Рецензия на книгу Фауст от Reznor
Читать, или не читать? Пойму ли я этот, всеми признанный, шедевр мировой литературы? Поэму, включённую в Библиотеку всемирной литературы наряду с Илиадой, Божественной комедией, Сатириконом, Дон Кихотом…А с другой стороны, как такую книгу, повлиявшую буквально на всех известных мне классиков: от Пушкина и Достоевского до Брюсова и Булгакова, не прочитать? Нельзя не прочитать.
Но, перед тем как начинать, важно определиться с переводом – от него напрямую зависит восприятие этого сложного текста. Возможно зря, но широко распространённый вариант Холодковского я для себя отверг сразу. Всё-таки он работал с «Фаустом» ещё при царе – пришло на ум, что его старый перевод совсем не облегчит осмысление трагедии. Пастернак, в этом смысле, показался мне компромиссом. И я не прогадал – его поэзия здесь настолько крутая, что эти фаустовские моно- и полилоги захотелось срочно продекларировать где-нибудь в толпе, или прочитать с кем-то в ролях. Пожалуй, это не есть хорошо, но нить сюжета порой терялась среди великолепия рифм, среди поэтического разнообразия и многоголосья персонажей, ведь есть что-то подлинно волшебное в том, что все вокруг разговаривают стихами – и какими!
О сюжете ничего нового не скажу – всё уже было сказано до меня. Единственное, о чём хотелось бы порассуждать – об эпизоде, который кажется мне ключевым – о первопричинах спора Бога и Мефистофеля, предметом которого стал Фауст. И стал неспроста. Ведь это именно лукавый Бог подбил Мефистофеля на это заведомо проигрышное пари, именно он указал на Фауста – человека, который неустанно искал понимания смысла жизни и красоты мира, человека, который отдал свою жизнь науке, во имя которой ему приходилось как исцелять, так и убивать, и, наконец, человека, который, потеряв к жизни вкус, не захотел уповать на волю божью, а думал о том, чтобы самостоятельно распорядиться своей судьбой и наложить на себя руки. Кажется, что Фауст слишком возвысился и поровнял себя с Богом, за что тот решил подвергнуть учёного своеобразным испытаниям и «спустить» на землю.

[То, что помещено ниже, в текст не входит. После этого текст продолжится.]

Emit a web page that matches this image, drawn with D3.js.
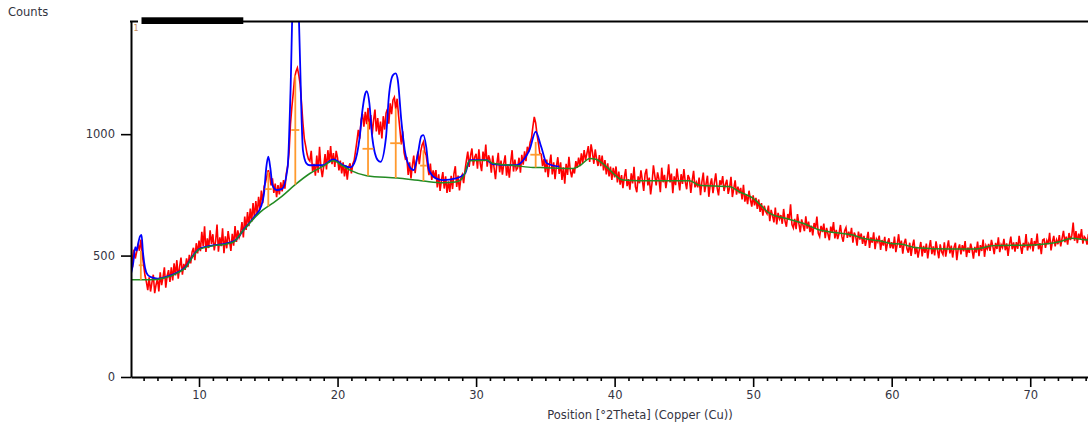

«…Он служит мне, и это налицо,
И выбьется из мрака мне в угоду.
Когда садовник садит деревцо,
Плод наперёд известен садоводу…»
Однако Фауст не так прост и отнюдь не предсказуем. В нём, как и в каждом человеке, одновременно уживаются и Джекилл, и Хайд – и добро, и зло. Как легко он стукнул рукой об руку с дьяволом! Он и любит, и лжёт во имя любви. Он и клянётся в вечной преданности, и, в роковой момент, беспечно предаёт. Он одинаково комфортно чувствует себя и среди благодарной толпы людей, и на вершине горы Броккен – на шабаше нечисти. Даже наивысшее чувство, из тех, что подвластно человеку – любовь, не стало для него моментом эйфории и вечности.
Первая часть трагедии – это в полной мере законченное произведение. В таком виде «Фауст» входит, например, в обязательную школьную программу в Германии. Но всё же, вторая часть, пусть она и насыщена неплавными переходами между локациями, необоснованными путешествиями во времени, отсутствием единообразия сюжета, и, в целом, воспринимается не иначе как сиквел, которого никто не ждал и не просил, – необходима, чтобы окончательно расставить все точки над i. И вот сухой итог – в Фаусте всё-таки возобладало добро – он сумел рассмотреть удовольствие жизни и спасение своей души в эмпатии и заботе о ближнем. А Бог перехитрил несмышлёного Мефистофеля, – но об этом, как мне кажется, внимательный читатель мог догадаться ещё из предшествующего основному тексту поэмы «Пролога на небе».